Main hint, here is how you use the fixed points as in Cayley's theorem:

 Consider the action of $G$ on the cosets $\{ Mg : g \in G \}$ of $M$. For an element $t$ of $G$ we have $(Mg)t = M(gt)$, by definition. If $t$ has a fixed point, then $(Mg)t = M(gt) = Mg$, so $gtg^{-1} \in M$ and $t$ has a conjugate in $M$. Conversely, if $gtg^{-1} \in M$, then $(Mg)t = Mg$ is a fixed point of $t$.

Here is the detailed conclusion (basically a repeat of Cayley's argument):

 Now the hypothesis that $M$ is a maximal subgroup of $T$, a Sylow 2-subgroup of $G$ tells us that $[G:M]=4k+2$ for some non-negative integer $k$. If $t$ is an element of order $2$, then the action of $t$ on the cosets of $M$ is the product of some some transpositions.
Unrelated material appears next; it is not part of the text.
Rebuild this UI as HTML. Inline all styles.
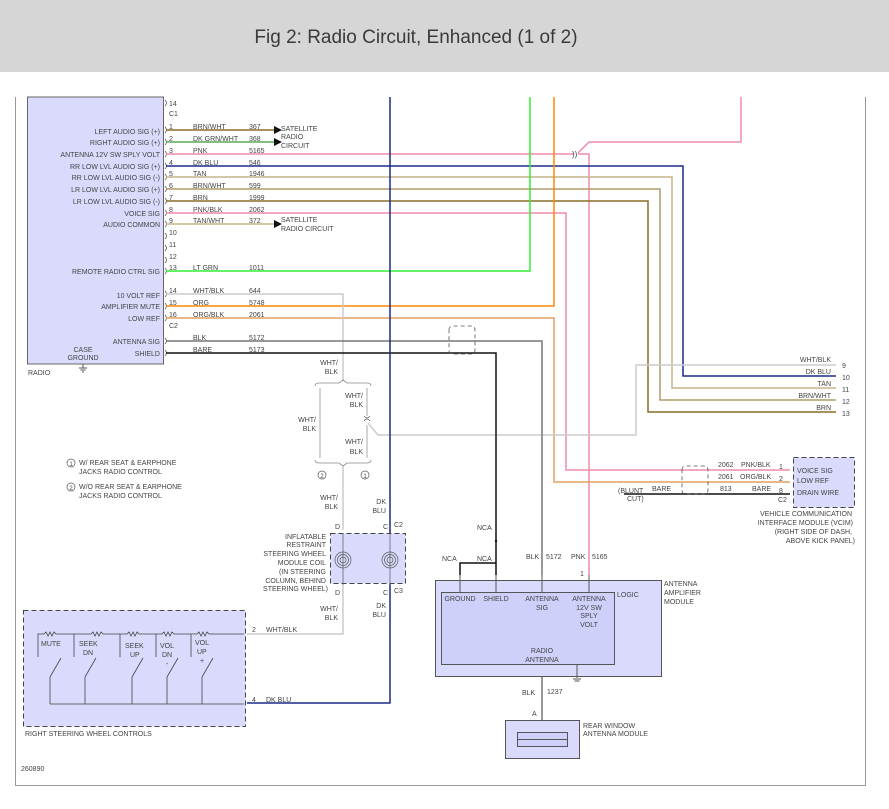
<!DOCTYPE html>
<html><head><meta charset="utf-8"><style>
html,body{margin:0;padding:0;background:#fff;}
svg{display:block;}
text{font-family:"Liberation Sans",sans-serif;font-size:7px;fill:#444;}
</style></head><body>
<svg width="889" height="809" viewBox="0 0 889 809" xmlns="http://www.w3.org/2000/svg">
<rect x="0" y="0" width="889" height="72" fill="#d6d6d6"/>
<text x="416" y="43" text-anchor="middle" style="font-size:19px;fill:#3a3a3a">Fig 2: Radio Circuit, Enhanced (1 of 2)</text>
<!-- frame -->
<path d="M15.5 97 V785.5 H865.5 V97" fill="none" stroke="#999" stroke-width="1"/>
<!-- radio box -->
<rect x="27.5" y="97" width="136" height="267" fill="#dadafc" stroke="#666"/>
<g text-anchor="end">
<text x="160" y="134">LEFT AUDIO SIG (+)</text>
<text x="160" y="145">RIGHT AUDIO SIG (+)</text>
<text x="160" y="157">ANTENNA 12V SW SPLY VOLT</text>
<text x="160" y="169">RR LOW LVL AUDIO SIG (+)</text>
<text x="160" y="180">RR LOW LVL AUDIO SIG (-)</text>
<text x="160" y="192">LR LOW LVL AUDIO SIG (+)</text>
<text x="160" y="204">LR LOW LVL AUDIO SIG (-)</text>
<text x="160" y="216">VOICE SIG</text>
<text x="160" y="227">AUDIO COMMON</text>
<text x="160" y="274">REMOTE RADIO CTRL SIG</text>
<text x="160" y="298">10 VOLT REF</text>
<text x="160" y="309">AMPLIFIER MUTE</text>
<text x="160" y="321">LOW REF</text>
<text x="160" y="344">ANTENNA SIG</text>
<text x="160" y="356">SHIELD</text>
</g>
<text x="83" y="352" text-anchor="middle">CASE</text>
<text x="83" y="360" text-anchor="middle">GROUND</text>
<text x="28" y="375">RADIO</text>
<path d="M83 364 v4 M79 368 h8 M80.5 370 h5 M82 372 h2" stroke="#555" fill="none"/>
<!-- pin numbers -->
<g>
<text x="169" y="106">14</text><text x="169" y="116">C1</text>
<text x="169" y="129">1</text><text x="169" y="141">2</text><text x="169" y="153">3</text><text x="169" y="165">4</text>
<text x="169" y="176">5</text><text x="169" y="188">6</text><text x="169" y="200">7</text><text x="169" y="212">8</text>
<text x="169" y="223">9</text><text x="169" y="235">10</text><text x="169" y="247">11</text><text x="169" y="259">12</text>
<text x="169" y="270">13</text><text x="169" y="293">14</text><text x="169" y="305">15</text><text x="169" y="317">16</text>
<text x="169" y="328">C2</text>
</g>
<g font-size="7">
<text x="193" y="129">BRN/WHT</text><text x="249" y="129">367</text>
<text x="193" y="141">DK GRN/WHT</text><text x="249" y="141">368</text>
<text x="193" y="153">PNK</text><text x="249" y="153">5165</text>
<text x="193" y="165">DK BLU</text><text x="249" y="165">546</text>
<text x="193" y="176">TAN</text><text x="249" y="176">1946</text>
<text x="193" y="188">BRN/WHT</text><text x="249" y="188">599</text>
<text x="193" y="200">BRN</text><text x="249" y="200">1999</text>
<text x="193" y="212">PNK/BLK</text><text x="249" y="212">2062</text>
<text x="193" y="223">TAN/WHT</text><text x="249" y="223">372</text>
<text x="193" y="270">LT GRN</text><text x="249" y="270">1011</text>
<text x="193" y="293">WHT/BLK</text><text x="249" y="293">644</text>
<text x="193" y="305">ORG</text><text x="249" y="305">5748</text>
<text x="193" y="317">ORG/BLK</text><text x="249" y="317">2061</text>
<text x="193" y="340">BLK</text><text x="249" y="340">5172</text>
<text x="193" y="352">BARE</text><text x="249" y="352">5173</text>
<text x="281" y="131">SATELLITE</text><text x="281" y="139">RADIO</text><text x="281" y="148">CIRCUIT</text>
<text x="281" y="222">SATELLITE</text><text x="281" y="231">RADIO CIRCUIT</text>
</g>
<!-- connector marks -->
<g stroke="#555" fill="none" stroke-width="0.8">
<path d="M165 100 q3 3 0 6 M165 127 q3 3 0 6 M165 139 q3 3 0 6 M165 151 q3 3 0 6 M165 163 q3 3 0 6 M165 174 q3 3 0 6 M165 186 q3 3 0 6 M165 198 q3 3 0 6 M165 210 q3 3 0 6 M165 221 q3 3 0 6 M165 233 q3 3 0 6 M165 245 q3 3 0 6 M165 257 q3 3 0 6 M165 268 q3 3 0 6 M165 291 q3 3 0 6 M165 303 q3 3 0 6 M165 315 q3 3 0 6 M165 338 q3 3 0 6 M165 350 q3 3 0 6"/>
</g>
<!-- wires -->
<g fill="none" stroke-width="1.5">
<path d="M166 130 H274" stroke="#8b6a2a"/>
<path d="M166 142 H274" stroke="#5aa85a"/>
<path d="M166 224 H274" stroke="#c8b48c"/>
<path d="M166 154 H574 M578 154 H589 V575" stroke="#f08ca8"/>
<path d="M578 153 L589 142 H741 V97" stroke="#f08ca8"/>
<path d="M166 166 H683 V376 H836" stroke="#1a2a8a"/>
<path d="M166 177 H672 V388 H836" stroke="#c8b48c"/>
<path d="M166 189 H660 V400 H836" stroke="#b09a6a"/>
<path d="M166 201 H648 V412 H836" stroke="#8a6e28"/>
<path d="M166 213 H566 V470 H790" stroke="#f08ca8"/>
<path d="M166 271 H530 V97" stroke="#33ee33"/>
<path d="M166 306 H554 V97" stroke="#ff8800"/>
<path d="M166 318 H554 V482 H790" stroke="#e0a060"/>
<path d="M166 294 H343 V380 M343 466 V530" stroke="#ccc"/>
<path d="M836 365 H636 V435 H378 L368 423" stroke="#ccc"/>
<path d="M320 388 V458 M367 388 V416 M367 425 V458" stroke="#aaa" stroke-width="1"/>
<path d="M166 341 H542 V575" stroke="#777"/>
<path d="M166 353 H496 V575" stroke="#111"/>
<path d="M390 97 V703 H247" stroke="#1a2a8a"/>
<path d="M343 585 V634 H247" stroke="#ccc"/>
<path d="M460 575 V563 H496" stroke="#111"/>
<path d="M624 494 H790" stroke="#111"/>
<path d="M542 676 V720" stroke="#777"/>
</g>
<!-- arrowheads -->
<g fill="#111"><path d="M274 126 l8 4 l-8 4z M274 138 l8 4 l-8 4z M274 220 l8 4 l-8 4z"/></g>
<text x="572" y="157" style="font-size:8px">))</text>
<!-- braces -->
<path d="M315 386 q0 -3 4 -3 h20 l4 -3 l4 3 h20 q4 0 4 3 M315 460 q0 3 4 3 h20 l4 3 l4 -3 h20 q4 0 4 -3" fill="none" stroke="#888" stroke-width="0.8"/>
<path d="M364 416 q3 4 6 0 M364 421 q3 -4 6 0" fill="none" stroke="#666" stroke-width="0.7"/>
<g text-anchor="end">
<text x="338" y="365">WHT/</text><text x="338" y="374">BLK</text>
<text x="363" y="398">WHT/</text><text x="363" y="407">BLK</text>
<text x="316" y="422">WHT/</text><text x="316" y="431">BLK</text>
<text x="363" y="444">WHT/</text><text x="363" y="454">BLK</text>
<text x="338" y="500">WHT/</text><text x="338" y="509">BLK</text>
<text x="386" y="504">DK</text><text x="386" y="513">BLU</text>
<text x="338" y="611">WHT/</text><text x="338" y="620">BLK</text>
<text x="386" y="608">DK</text><text x="386" y="617">BLU</text>
</g>
<circle cx="322" cy="475" r="4" fill="none" stroke="#555" stroke-width="0.7"/><text x="322" y="478" text-anchor="middle" style="font-size:6px">2</text>
<circle cx="365" cy="475" r="4" fill="none" stroke="#555" stroke-width="0.7"/><text x="365" y="478" text-anchor="middle" style="font-size:6px">1</text>
<!-- notes -->
<circle cx="71" cy="463" r="4" fill="none" stroke="#555" stroke-width="0.7"/><text x="71" y="466" text-anchor="middle" style="font-size:6px">1</text>
<text x="79" y="465">W/ REAR SEAT &amp; EARPHONE</text><text x="79" y="474">JACKS RADIO CONTROL</text>
<circle cx="71" cy="487" r="4" fill="none" stroke="#555" stroke-width="0.7"/><text x="71" y="490" text-anchor="middle" style="font-size:6px">2</text>
<text x="79" y="489">W/O REAR SEAT &amp; EARPHONE</text><text x="79" y="498">JACKS RADIO CONTROL</text>
<!-- coil module -->
<rect x="330.5" y="533.5" width="75" height="50" fill="#dadafc" stroke="#444" stroke-dasharray="5,3"/>
<g fill="none" stroke="#555" stroke-width="0.7">
<circle cx="343" cy="560" r="8"/><circle cx="343" cy="560" r="5.5"/><circle cx="343" cy="560" r="3"/>
<circle cx="390" cy="560" r="8"/><circle cx="390" cy="560" r="5.5"/><circle cx="390" cy="560" r="3"/>
<path d="M343 533 V585 M390 533 V585"/>
</g>
<text x="335" y="529">D</text><text x="383" y="529">C</text><text x="394" y="527">C2</text>
<text x="335" y="595">D</text><text x="383" y="595">C</text><text x="394" y="593">C3</text>
<g text-anchor="end">
<text x="326" y="539">INFLATABLE</text><text x="326" y="547">RESTRAINT</text><text x="326" y="556">STEERING WHEEL</text>
<text x="326" y="565">MODULE COIL</text><text x="326" y="574">(IN STEERING</text><text x="326" y="583">COLUMN, BEHIND</text><text x="328" y="591">STEERING WHEEL)</text>
</g>
<!-- steering wheel controls -->
<rect x="23.5" y="610.5" width="222" height="116" fill="#dadafc" stroke="#444" stroke-dasharray="5,3"/>
<g fill="none" stroke="#444" stroke-width="0.8">
<path d="M38 657 V634 H44 l2 -2 l2 4 l2 -4 l2 4 l2 -4 l2 2 H74 M74 657 V634 H91 l2 -2 l2 4 l2 -4 l2 4 l2 -4 l2 2 H120 M120 657 V634 H127 l2 -2 l2 4 l2 -4 l2 4 l2 -4 l2 2 H156 M156 657 V634 H162 l2 -2 l2 4 l2 -4 l2 4 l2 -4 l2 2 H191 M191 657 V634 H197 l2 -2 l2 4 l2 -4 l2 4 l2 -4 l2 2 H244"/>
<path d="M50 677 L61 658 M85 677 L96 658 M132 677 L143 658 M167 677 L178 658 M202 677 L213 658"/>
<path d="M50 677 V704 M85 677 V704 M132 677 V704 M167 677 V704 M202 677 V704 M50 704 H244"/>
</g>
<text x="41" y="646">MUTE</text><text x="79" y="646">SEEK</text><text x="83" y="655">DN</text>
<text x="125" y="648">SEEK</text><text x="130" y="657">UP</text><text x="160" y="648">VOL</text><text x="162" y="657">DN</text><text x="166" y="666">-</text>
<text x="195" y="645">VOL</text><text x="197" y="654">UP</text><text x="200" y="663">+</text>
<text x="252" y="632">2</text><text x="266" y="632">WHT/BLK</text>
<text x="252" y="702">4</text><text x="266" y="702">DK BLU</text>
<text x="25" y="736">RIGHT STEERING WHEEL CONTROLS</text>
<text x="21" y="771">260890</text>
<!-- shield dashed box -->
<path d="M449 330 q0 -4 4 -4 h18 q4 0 4 4 v20 q0 4 -4 4 h-18 q-4 0 -4 -4z" fill="none" stroke="#555" stroke-dasharray="4,3" stroke-width="0.8"/>
<path d="M682 470 q0 -4 4 -4 h18 q4 0 4 4 v20 q0 4 -4 4 h-18 q-4 0 -4 -4z" fill="none" stroke="#555" stroke-dasharray="4,3" stroke-width="0.8"/>
<!-- right pin labels -->
<g text-anchor="end">
<text x="831" y="362">WHT/BLK</text><text x="831" y="374">DK BLU</text><text x="831" y="386">TAN</text>
<text x="831" y="398">BRN/WHT</text><text x="831" y="410">BRN</text>
</g>
<text x="842" y="368">9</text><text x="842" y="380">10</text><text x="842" y="392">11</text><text x="842" y="404">12</text><text x="842" y="416">13</text>
<!-- VCIM -->
<rect x="793.5" y="457.5" width="61" height="50" fill="#dadafc" stroke="#444" stroke-dasharray="5,3"/>
<text x="797" y="473">VOICE SIG</text><text x="797" y="483">LOW REF</text><text x="797" y="495">DRAIN WIRE</text>
<text x="778" y="502">C2</text>
<text x="779" y="469">1</text><text x="779" y="481">2</text><text x="779" y="493">8</text>
<text x="718" y="467">2062</text><text x="741" y="467">PNK/BLK</text>
<text x="718" y="479">2061</text><text x="740" y="479">ORG/BLK</text>
<text x="720" y="491">813</text><text x="752" y="491">BARE</text>
<text x="652" y="491">BARE</text>
<text x="618" y="493">(BLUNT</text><text x="627" y="501">CUT)</text>
<g text-anchor="end">
<text x="852" y="516">VEHICLE COMMUNICATION</text><text x="853" y="525">INTERFACE MODULE (VCIM)</text>
<text x="852" y="534">(RIGHT SIDE OF DASH,</text><text x="855" y="543">ABOVE KICK PANEL)</text>
</g>
<!-- NCA -->
<circle cx="496" cy="541" r="1.2" fill="#111"/>
<text x="477" y="530">NCA</text><text x="442" y="561">NCA</text><text x="477" y="561">NCA</text>
<text x="526" y="559">BLK</text><text x="546" y="559">5172</text>
<text x="571" y="559">PNK</text><text x="592" y="559">5165</text><text x="580" y="576">1</text>
<!-- antenna amp -->
<rect x="435.5" y="580.5" width="226" height="96" fill="#dadafc" stroke="#555"/>
<rect x="441.5" y="592.5" width="173" height="72" fill="#cfd0fa" stroke="#555"/>
<path d="M460 575 V592 M496 575 V592 M542 575 V592 M589 575 V592" stroke="#555" fill="none"/>
<path d="M577 664 V678 M573 679 h8 M574.5 681 h5" stroke="#555" fill="none"/>
<text x="460" y="601" text-anchor="middle">GROUND</text><text x="496" y="601" text-anchor="middle">SHIELD</text>
<text x="542" y="601" text-anchor="middle">ANTENNA</text><text x="542" y="610" text-anchor="middle">SIG</text>
<text x="589" y="601" text-anchor="middle">ANTENNA</text><text x="589" y="610" text-anchor="middle">12V SW</text>
<text x="589" y="618" text-anchor="middle">SPLY</text><text x="589" y="627" text-anchor="middle">VOLT</text>
<text x="542" y="653" text-anchor="middle">RADIO</text><text x="542" y="662" text-anchor="middle">ANTENNA</text>
<text x="617" y="597">LOGIC</text>
<text x="664" y="586">ANTENNA</text><text x="664" y="595">AMPLIFIER</text><text x="664" y="604">MODULE</text>
<text x="522" y="695">BLK</text><text x="547" y="694">1237</text><text x="532" y="716">A</text>
<!-- rear window -->
<rect x="505.5" y="720.5" width="74" height="38" fill="#dadafc" stroke="#555"/>
<rect x="517.5" y="732.5" width="50" height="14" fill="#cfd0fa" stroke="#555"/>
<path d="M517 739.5 H567" stroke="#555"/>
<text x="583" y="728">REAR WINDOW</text><text x="583" y="736">ANTENNA MODULE</text>
</svg>
</body></html>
If $t$ has no fixed points (equivalently, if $t$ is not conjugate to an element of $M$), then it is the product of $[G:M]/2 = 2k+1$ transpositions, so is an odd permutation. Hence $t$ is not contained in the pre-image $N$ of the alternating subgroup of $\operatorname{Sym}(G/M)$. Hence $1 \neq [G:N] \leq [\operatorname{Sym}(G/M):\operatorname{Alt}(G/M)]=2$ leaving only $[G:N]=2$ as a possibility.

This does mean that $t$ is not an element of the kernel of the transfer of $G$ into $T$ (by the focal subgroup lemma), hence the name, but the actual transfer map is not used in proving that $N$ exists (and $t \notin N$).
Sometimes the details of $N$ can be discarded to get the simpler statement: if $M$ is a maximal subgroup of Sylow 2-subgroup of $G$, and $t$ is an element of order 2 contained in no conjugate of $M$, then $t$ is not contained in $O^2(G)$ (or even $E^2(G) \geq A^2(G) \geq O^2(G)$ if you are into those subgroups, the smallest normal subgroup with elementary abelian $2$-group, abelian $2$-group, or just plain $2$-group quotients).